The reason for this is that Netdata does not support lowering the resolution of older stats data. You can configure Netdata's history to an arbitrary size, but its resolution will always be per-second. Despite Netdata's efficient in-memory time series database format, storing per-second data for, say, two months, requires a lot of memory.
Having said this, Netdata can be configured to send its data to Prometheus. It's not ideal but the option exists.
Netdata's author claims that the data it exposes, system stats, are not sensitive data. The author also states that Netdata's dashboard is read-only. Therefore there is no need to disallow access to Netdata's dashboard by unauthorized parties. I don't buy this, and I let the author know via Github issues #2043 and #3501.
For one, Netdata contains an embedded HTTP server. HTTP header parsing is a notorious source of security vulnerabilities, and battle-tested servers like Apache, Nginx and Node.js needed many attempts to get it right. Netdata features a custom written HTTP server and parser, yet the author is very confident in its security. The author is a smart guy, but a mistake – especially in C – is easily made. When it comes to security we should err on the side of caution.
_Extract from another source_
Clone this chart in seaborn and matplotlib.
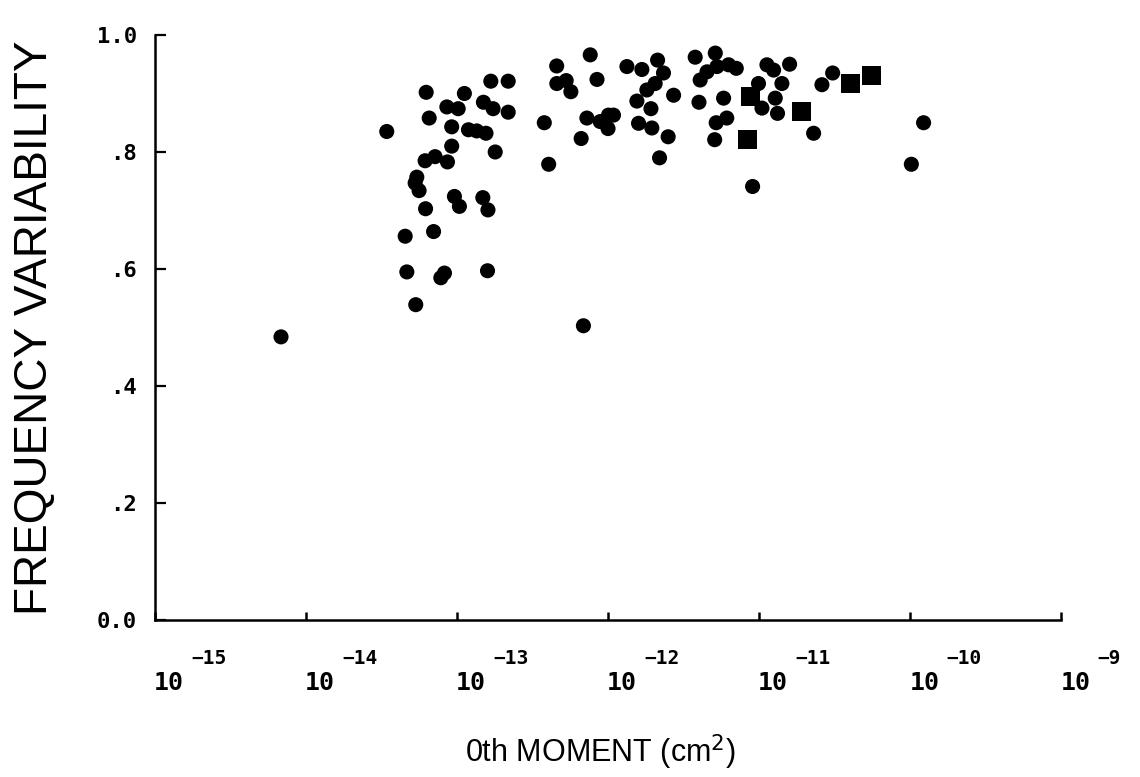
import numpy as np
import pandas as pd
import matplotlib
matplotlib.use("Agg")
import matplotlib.pyplot as plt
import seaborn as sns

# log10 of the 0th moment (cm^2) and frequency variability, round markers
circle_log_moment = [
    -14.166, -13.466, -13.344, -13.333, -13.274, -13.267, -13.278, -13.252,
    -13.209, -13.212, -13.146, -13.064, -13.205, -13.185, -13.068, -12.993,
    -12.952, -13.036, -13.036, -12.925, -12.870, -12.809, -12.826, -12.762,
    -12.662, -12.777, -12.662, -12.748, -13.018, -12.985, -12.830, -12.796,
    -13.156, -13.108, -13.084, -12.799, -12.423, -12.394, -12.164, -12.341,
    -12.340, -12.278, -12.247, -12.119, -12.074, -12.141, -12.053, -11.998,
    -11.965, -12.001, -12.179, -11.876, -11.777, -11.673, -11.634, -11.689,
    -11.744, -11.810, -11.717, -11.799, -11.711, -11.567, -11.603, -11.660,
    -11.424, -11.291, -11.391, -11.346, -11.280, -11.203, -11.152, -11.399,
    -11.236, -11.285, -11.215, -11.295, -11.044, -11.005, -10.982, -10.949,
    -10.905, -10.850, -10.894, -10.879, -10.799, -10.640, -10.585, -10.514,
    -9.993, -9.912,
]
circle_variability = [
    0.484, 0.835, 0.656, 0.595, 0.539, 0.757, 0.747, 0.734,
    0.703, 0.785, 0.792, 0.783, 0.902, 0.858, 0.877, 0.874,
    0.900, 0.843, 0.810, 0.838, 0.836, 0.832, 0.885, 0.874,
    0.868, 0.921, 0.921, 0.800, 0.724, 0.707, 0.722, 0.701,
    0.664, 0.585, 0.593, 0.597, 0.850, 0.779, 0.503, 0.947,
    0.917, 0.922, 0.903, 0.966, 0.924, 0.858, 0.852, 0.863,
    0.863, 0.840, 0.823, 0.946, 0.941, 0.957, 0.935, 0.917,
    0.906, 0.887, 0.874, 0.849, 0.841, 0.897, 0.826, 0.790,
    0.962, 0.969, 0.923, 0.937, 0.946, 0.949, 0.943, 0.885,
    0.892, 0.850, 0.858, 0.821, 0.741, 0.917, 0.875, 0.949,
    0.940, 0.917, 0.892, 0.866, 0.950, 0.832, 0.915, 0.935,
    0.779, 0.850,
]

# square markers
square_log_moment = [-11.077, -11.060, -10.720, -10.397, -10.258]
square_variability = [0.822, 0.895, 0.869, 0.917, 0.930]

x_decades = [-15, -14, -13, -12, -11, -10, -9]
y_ticks = [0.0, 0.2, 0.4, 0.6, 0.8, 1.0]
y_tick_labels = ["0.0", ".2", ".4", ".6", ".8", "1.0"]

circles = pd.DataFrame({
    "moment": np.power(10.0, circle_log_moment),
    "variability": circle_variability,
})
squares = pd.DataFrame({
    "moment": np.power(10.0, square_log_moment),
    "variability": square_variability,
})

sns.set_theme(style="white")
plt.rcParams["font.family"] = ["Liberation Sans", "DejaVu Sans"]
plt.rcParams["text.color"] = "black"
plt.rcParams["axes.labelcolor"] = "black"
plt.rcParams["xtick.color"] = "black"
plt.rcParams["ytick.color"] = "black"

fig = plt.figure(figsize=(11.4, 7.77), dpi=100)
ax = fig.add_axes([0.136, 0.202, 0.795, 0.753])

sns.scatterplot(data=circles, x="moment", y="variability", ax=ax,
                marker="o", s=118, color="black", edgecolor="none")
sns.scatterplot(data=squares, x="moment", y="variability", ax=ax,
                marker="s", s=185, color="black", edgecolor="none")

ax.set_xscale("log")
ax.set_xlim(10.0 ** x_decades[0], 10.0 ** x_decades[-1])
ax.set_ylim(0.0, 1.0)

for side in ("top", "right"):
    ax.spines[side].set_visible(False)
for side in ("left", "bottom"):
    ax.spines[side].set_color("black")
    ax.spines[side].set_linewidth(1.8)

ax.set_xticks([10.0 ** d for d in x_decades])
ax.set_xticklabels([""] * len(x_decades))
ax.xaxis.set_minor_locator(matplotlib.ticker.NullLocator())
ax.tick_params(axis="x", direction="in", length=6, width=1.8, color="black",
               bottom=True)

ax.set_yticks(y_ticks)
ax.set_yticklabels(y_tick_labels, family="DejaVu Sans Mono",
                   fontweight="bold", fontsize=16, color="black")
ax.tick_params(axis="y", direction="in", length=8, width=1.6, color="black",
               left=True, pad=13)

# decade labels: base "10" with a raised exponent
for d in x_decades:
    ax.annotate("10", xy=(10.0 ** d, 0), xycoords=("data", "axes fraction"),
                xytext=(-1, -63), textcoords="offset pixels",
                ha="left", va="center", family="DejaVu Sans Mono",
                fontweight="bold", fontsize=18, color="black",
                annotation_clip=False)
    ax.annotate(f"\u2212{abs(d)}", xy=(10.0 ** d, 0),
                xycoords=("data", "axes fraction"),
                xytext=(36, -38), textcoords="offset pixels",
                ha="left", va="center", family="DejaVu Sans Mono",
                fontweight="bold", fontsize=14, color="black",
                annotation_clip=False)

ax.set_ylabel("FREQUENCY VARIABILITY", fontsize=33, color="black")
ax.yaxis.set_label_coords(-0.1325, 0.50)
ax.set_xlabel("0th MOMENT (cm$^2$)", fontsize=22, color="black")
ax.xaxis.set_label_coords(0.491, -0.2256)
ax.xaxis.label.set_va("center")
ax.yaxis.label.set_va("center")
ax.grid(False)

fig.savefig("out.png", dpi=100, facecolor="white")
And then we have I/O security issues to deal with like Slowloris.
Finally, I am not so confident that system stats cannot be abused. While at first glance I cannot imagine how, the history of side-channel attacks has taught me that many exploits use non-obvious mechanisms. Spectre and Meltdown are the most prominent examples.
There are ways to arrange security yourself. Netdata's dashboard is plain HTTP, so I put it behind an Nginx reverse proxy with SSL. The Netdata replication mechanism – the mechanism that sends stats to a central server – is not HTTP and so cannot be put behind Nginx. I secured that by proxying it through stunnel.
However there is one final problem. Netdata's replication mechanism and dashboard live on the same port. That means that a Netdata slave server can access all stats stored on the Netdata master server, via the channel over which it normally sends its own stats data. In order to secure this, I submitted a pull request which implements HTTP basic authentication in the Netdata dashboard. So far the Netdata developers aren't sure whether this is the right approach; the main author suggested a VPN solution with IP blacklisting as an alternative.
To be continued.
Aggregation of stats over multiple servers
Netdata separates its stats by server. There is no way to – for example – display the CPU usage of multiple servers inside a single graph. This is acceptable if you have a small number of servers but if you want to have a dashboard to monitor 100 servers simultaneously then this is problematic.
Despite all its flaws, Netdata remains the most suitable overall solution for me. Until I my infrastructure grows to be a lot bigger, Netdata will be my go-to solution. Go check it out.